Now the air was electric, as the speaker motioned for silence. For best supporting actress, he paused, Miss Hattie McDaniel…
A cheer went up from the crowd. Then a moon-faced, colored woman, face aglow and decked out in evening gown, furs and a brace of gardenias, moved up front and center, a ponderous figure that seemed bursting with pride and humility.
When Fay Bainter handed her the Oscar, there was another salvo. A great colored actress, the first of her race ever to attend an Academy banquet, was receiving a moving tribute for her stirring portrait of Mammy, the O’Hara major-domo, whose fierce love and loyalty to her white folks had illuminated so many hundreds of feet of Gone With the Wind.
Later, she explained how she did it. I just had a picture of what Mammy must have been, I had it deep in my heart. And that’s how I played it. Throughout some 150 pictures, Hattie McDaniel has been playing roles from deep down in her heart, all of them circumscribed by one obvious limitation, but all of them warm, alive and unforgettable.
These same 150 pictures have catapulted the ample Hattie into the undebatable distinction of being the screen’s most popular mammy, a genial monolith of a woman, whose menacing gestures, expansive grin, eloquent eyes and elastic inflections have driven off all competition, leaving her master of all she surveys, which is good for something like 18 jobs a year, from every studio operating on the gold standard.
She’s been a cinema mammy for everyone from Shirley Temple to Jean Harlow, with such way stations as Miriam Hopkins and Irene Dunne. Will Rogers liked nothing more than to find her cast in his pictures. Only trouble with Hattie, he used to say, is that she shows me up like a plugged nickel. She’s a born actress.
If Hattie McDaniel is a born actress, there was no sign from on high when she arrived, no thunder, no lightning. Her grandmother could easily have been the prototype for the Mammy she, herself, was later to create for the Margaret Mitchell picture.
She, herself, was cradled in Wichita, Kansas, the daughter of a Baptist preacher, who had left his native Richmond, to trek westward with his huge brood to the Kansas plains where Hattie, the 13th offspring was born shortly after journey’s end.
McDaniel pere weighed Wichita and found it wanting. Perhaps he hadn’t gone far enough West, he began to suspect. Finally, he decided to move on to Denver. Hattie was only two when she crossed the Rockies. Denver was more to the parson’s liking.
Here the Rev.
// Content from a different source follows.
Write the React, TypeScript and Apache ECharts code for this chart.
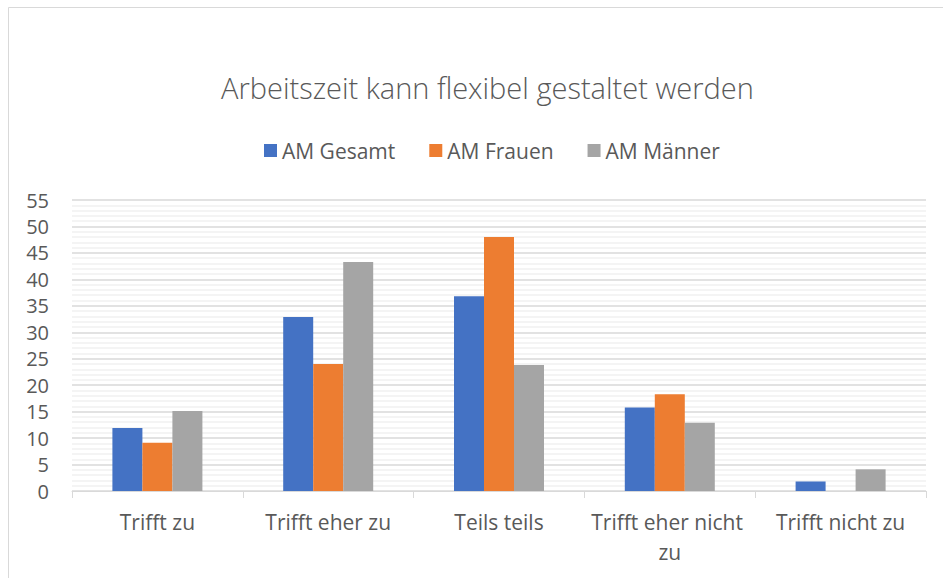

McDaniel, devout and industrious, set about to build him a church, gather unto himself a flock. It was slow work. But joyous, too. Mrs. McDaniel, blessed with a golden soprano, rich and round, enlivened the sermons with solos, spirituals and even the Bach cantatas.
The fruits of the Rev. McDaniel’s labors were not so numerous as sweet. The children were growing up, one by one, and striking out for themselves.
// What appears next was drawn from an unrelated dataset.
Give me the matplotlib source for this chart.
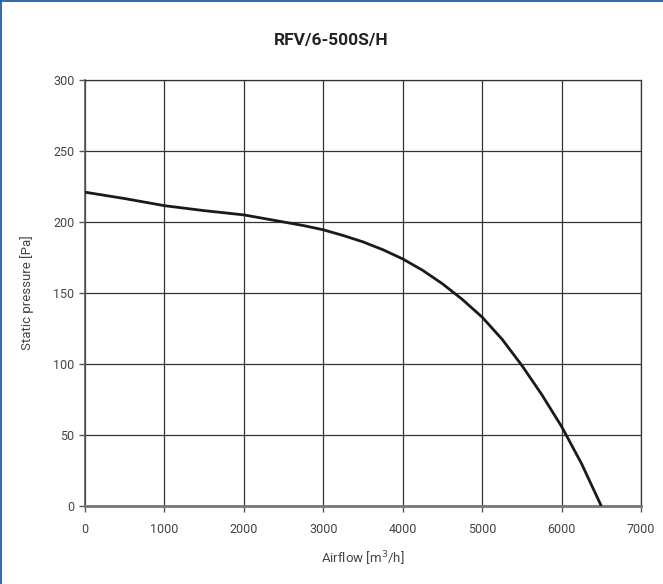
import matplotlib.pyplot as plt
import matplotlib as mpl
from matplotlib import font_manager
from matplotlib.lines import Line2D

# prefer a narrow sans, like the original datasheet font
preferred_fonts = ["Liberation Sans Narrow", "Roboto", "DejaVu Sans"]
available_fonts = {f.name for f in font_manager.fontManager.ttflist}
chosen_font = next((f for f in preferred_fonts if f in available_fonts), "DejaVu Sans")
mpl.rcParams["font.family"] = chosen_font

# fan curve
airflow = [0, 500, 1000, 1500, 2000, 2500, 2750, 3000, 3250, 3500, 3750,
           4000, 4250, 4500, 4750, 5000, 5250, 5500, 5750, 6000, 6250, 6500]
pressure = [221, 216.5, 211.5, 208, 205, 200, 197.5, 194.5, 190.5, 186, 180.5,
            174, 166, 156.5, 145.5, 133, 117.5, 99, 78.5, 56, 30, 0]
x_ticks = [0, 1000, 2000, 3000, 4000, 5000, 6000, 7000]
y_ticks = [0, 50, 100, 150, 200, 250, 300]

fig = plt.figure(figsize=(6.63, 5.84), dpi=100)
# datasheet frame: only top and left edges are visible
fig.add_artist(Line2D([0.0015, 0.0015], [0, 0.9985], transform=fig.transFigure, color="#1f5ba6", lw=1.3))
fig.add_artist(Line2D([0, 1], [0.9985, 0.9985], transform=fig.transFigure, color="#1f5ba6", lw=1.3))

ax = fig.add_axes([85 / 663, 78 / 584, 556 / 663, 426 / 584])

ax.plot(airflow, pressure, color="#1a1a1a", lw=2.0, solid_joinstyle="round",
        solid_capstyle="butt", zorder=3)

ax.set_xlim(0, 7000)
ax.set_ylim(0, 300)
ax.set_xticks(x_ticks)
ax.set_yticks(y_ticks)
ax.grid(True, color="#333333", lw=0.9)

for side in ["top", "right"]:
    ax.spines[side].set_color("#333333")
    ax.spines[side].set_linewidth(0.9)
ax.spines["left"].set_color("#555555")
ax.spines["left"].set_linewidth(1.2)
ax.spines["bottom"].set_color("#777777")
ax.spines["bottom"].set_linewidth(2.0)

ax.tick_params(axis="both", colors="#555555", labelcolor="#444444", labelsize=9, length=4, width=1)
ax.tick_params(axis="x", pad=8)

ax.set_xlabel("Airflow [m$^3$/h]", fontsize=9.5, color="#444444", labelpad=10)
ax.set_ylabel("Static pressure [Pa]", fontsize=9.5, color="#444444", labelpad=14)

fig.text(0.5, 1 - 40 / 584, "RFV/6-500S/H", ha="center", va="center",
         fontsize=12.5, fontweight="bold", color="#222222")

plt.savefig("out.png", dpi=100)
In a brood of 13, Hattie, the youngest, found herself anything but the center of attention at home. But, at school, right from the start, things were different. She astounded teachers and scholars alike. As far back as the third grade, she was always answering questions like How do you spell monster? with a learned (and windy) explanation of a moot point in the Bible. If she didn’t know the answer to 7×7, then she did know the prophets, major and minor, the disciples and even the complete Sermon on the Mount, with the first four Psalms thrown in. For which, of course, she was indebted to her father.
As time went on, Hattie learned to harness this talent for balancing the class on her head. Long before she finished grammar school, she had annexed the post of the academy’s most popular girl. No school play, pageant or sing-song was ever reeled off without Hattie doing her bit.
A critic on the Denver Post called her the most interesting one-man theatre the colored race had ever produced in Denver.
All this praise was fine, but life wasn’t all footlights and applause for young Hattie. Hardly turned 15 and she began looking around for a way to augment her father’s meager income. She could find nothing more spectacular than being a mother’s helper. So, she snapped it up.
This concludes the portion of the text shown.